**Required task**
All of the data should be output character for character, except the pictures.

**Collected data**

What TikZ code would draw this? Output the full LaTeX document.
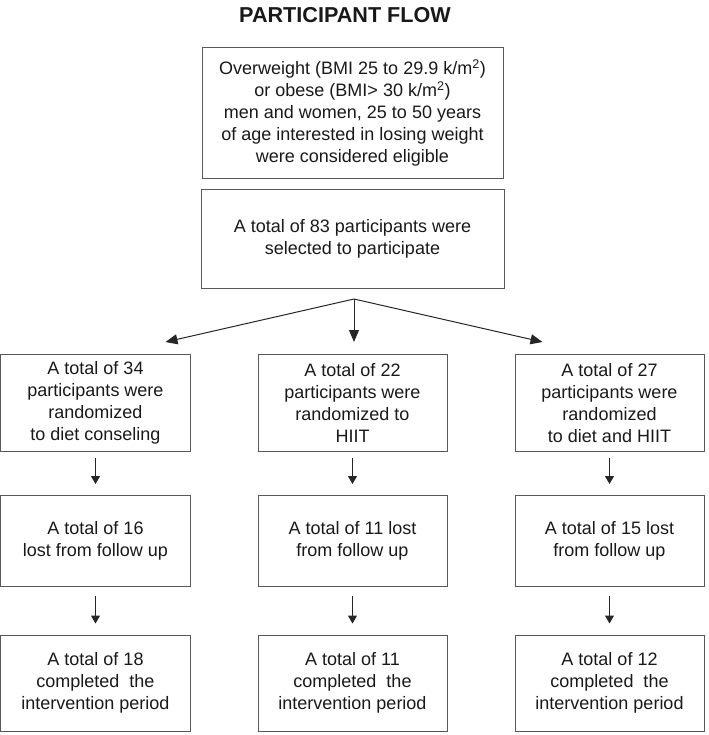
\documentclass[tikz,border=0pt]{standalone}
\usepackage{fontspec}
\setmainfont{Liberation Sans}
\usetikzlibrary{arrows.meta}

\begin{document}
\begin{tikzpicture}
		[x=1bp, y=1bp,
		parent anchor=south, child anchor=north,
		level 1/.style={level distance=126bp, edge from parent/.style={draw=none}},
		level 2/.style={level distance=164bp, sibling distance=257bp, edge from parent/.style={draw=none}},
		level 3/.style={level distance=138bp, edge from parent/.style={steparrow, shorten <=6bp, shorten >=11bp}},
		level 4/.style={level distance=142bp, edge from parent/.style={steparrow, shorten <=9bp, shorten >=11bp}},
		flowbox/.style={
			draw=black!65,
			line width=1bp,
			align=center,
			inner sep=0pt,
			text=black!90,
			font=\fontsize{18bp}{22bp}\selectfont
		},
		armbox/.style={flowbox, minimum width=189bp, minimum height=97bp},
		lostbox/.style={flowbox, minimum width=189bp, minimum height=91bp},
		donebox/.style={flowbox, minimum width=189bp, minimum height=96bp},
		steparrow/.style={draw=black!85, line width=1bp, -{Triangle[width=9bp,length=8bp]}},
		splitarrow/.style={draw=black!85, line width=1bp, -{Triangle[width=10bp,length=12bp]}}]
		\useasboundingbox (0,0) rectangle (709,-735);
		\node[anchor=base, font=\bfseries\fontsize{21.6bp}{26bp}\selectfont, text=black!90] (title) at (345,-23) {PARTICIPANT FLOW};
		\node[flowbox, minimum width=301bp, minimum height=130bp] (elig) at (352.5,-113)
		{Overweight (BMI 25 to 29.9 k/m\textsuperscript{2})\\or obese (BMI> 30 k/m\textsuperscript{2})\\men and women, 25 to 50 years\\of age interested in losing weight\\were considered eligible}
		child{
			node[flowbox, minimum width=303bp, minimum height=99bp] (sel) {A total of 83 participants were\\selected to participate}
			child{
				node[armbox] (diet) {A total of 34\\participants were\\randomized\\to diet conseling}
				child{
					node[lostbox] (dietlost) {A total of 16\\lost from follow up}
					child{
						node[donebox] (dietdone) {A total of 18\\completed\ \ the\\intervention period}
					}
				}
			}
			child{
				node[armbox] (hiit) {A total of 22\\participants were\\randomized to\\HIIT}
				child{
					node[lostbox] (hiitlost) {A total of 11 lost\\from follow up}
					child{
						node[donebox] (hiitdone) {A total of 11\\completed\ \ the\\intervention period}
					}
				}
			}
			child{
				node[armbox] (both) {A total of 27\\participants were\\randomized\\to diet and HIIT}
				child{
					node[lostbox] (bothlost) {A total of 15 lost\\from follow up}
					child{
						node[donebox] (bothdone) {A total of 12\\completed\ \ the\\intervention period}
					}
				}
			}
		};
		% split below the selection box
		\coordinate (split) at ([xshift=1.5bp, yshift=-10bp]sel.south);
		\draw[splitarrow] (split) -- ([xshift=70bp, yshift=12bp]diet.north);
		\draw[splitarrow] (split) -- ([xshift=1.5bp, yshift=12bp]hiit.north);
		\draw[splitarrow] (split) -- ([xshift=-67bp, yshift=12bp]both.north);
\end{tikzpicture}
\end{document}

**Answer**
What TikZ code would draw this? Output the full LaTeX document.
\documentclass[tikz,border=0pt]{standalone}
\usepackage{fontspec}
\setmainfont{Liberation Sans}
\usetikzlibrary{arrows.meta}

\begin{document}
\begin{tikzpicture}
		[x=1bp, y=1bp,
		parent anchor=south, child anchor=north,
		level 1/.style={level distance=126bp, edge from parent/.style={draw=none}},
		level 2/.style={level distance=164bp, sibling distance=257bp, edge from parent/.style={draw=none}},
		level 3/.style={level distance=138bp, edge from parent/.style={steparrow, shorten <=6bp, shorten >=11bp}},
		level 4/.style={level distance=142bp, edge from parent/.style={steparrow, shorten <=9bp, shorten >=11bp}},
		flowbox/.style={
			draw=black!65,
			line width=1bp,
			align=center,
			inner sep=0pt,
			text=black!90,
			font=\fontsize{18bp}{22bp}\selectfont
		},
		armbox/.style={flowbox, minimum width=189bp, minimum height=97bp},
		lostbox/.style={flowbox, minimum width=189bp, minimum height=91bp},
		donebox/.style={flowbox, minimum width=189bp, minimum height=96bp},
		steparrow/.style={draw=black!85, line width=1bp, -{Triangle[width=9bp,length=8bp]}},
		splitarrow/.style={draw=black!85, line width=1bp, -{Triangle[width=10bp,length=12bp]}}]
		\useasboundingbox (0,0) rectangle (709,-735);
		\node[anchor=base, font=\bfseries\fontsize{21.6bp}{26bp}\selectfont, text=black!90] (title) at (345,-23) {PARTICIPANT FLOW};
		\node[flowbox, minimum width=301bp, minimum height=130bp] (elig) at (352.5,-113)
		{Overweight (BMI 25 to 29.9 k/m\textsuperscript{2})\\or obese (BMI> 30 k/m\textsuperscript{2})\\men and women, 25 to 50 years\\of age interested in losing weight\\were considered eligible}
		child{
			node[flowbox, minimum width=303bp, minimum height=99bp] (sel) {A total of 83 participants were\\selected to participate}
			child{
				node[armbox] (diet) {A total of 34\\participants were\\randomized\\to diet conseling}
				child{
					node[lostbox] (dietlost) {A total of 16\\lost from follow up}
					child{
						node[donebox] (dietdone) {A total of 18\\completed\ \ the\\intervention period}
					}
				}
			}
			child{
				node[armbox] (hiit) {A total of 22\\participants were\\randomized to\\HIIT}
				child{
					node[lostbox] (hiitlost) {A total of 11 lost\\from follow up}
					child{
						node[donebox] (hiitdone) {A total of 11\\completed\ \ the\\intervention period}
					}
				}
			}
			child{
				node[armbox] (both) {A total of 27\\participants were\\randomized\\to diet and HIIT}
				child{
					node[lostbox] (bothlost) {A total of 15 lost\\from follow up}
					child{
						node[donebox] (bothdone) {A total of 12\\completed\ \ the\\intervention period}
					}
				}
			}
		};
		% split below the selection box
		\coordinate (split) at ([xshift=1.5bp, yshift=-10bp]sel.south);
		\draw[splitarrow] (split) -- ([xshift=70bp, yshift=12bp]diet.north);
		\draw[splitarrow] (split) -- ([xshift=1.5bp, yshift=12bp]hiit.north);
		\draw[splitarrow] (split) -- ([xshift=-67bp, yshift=12bp]both.north);
\end{tikzpicture}
\end{document}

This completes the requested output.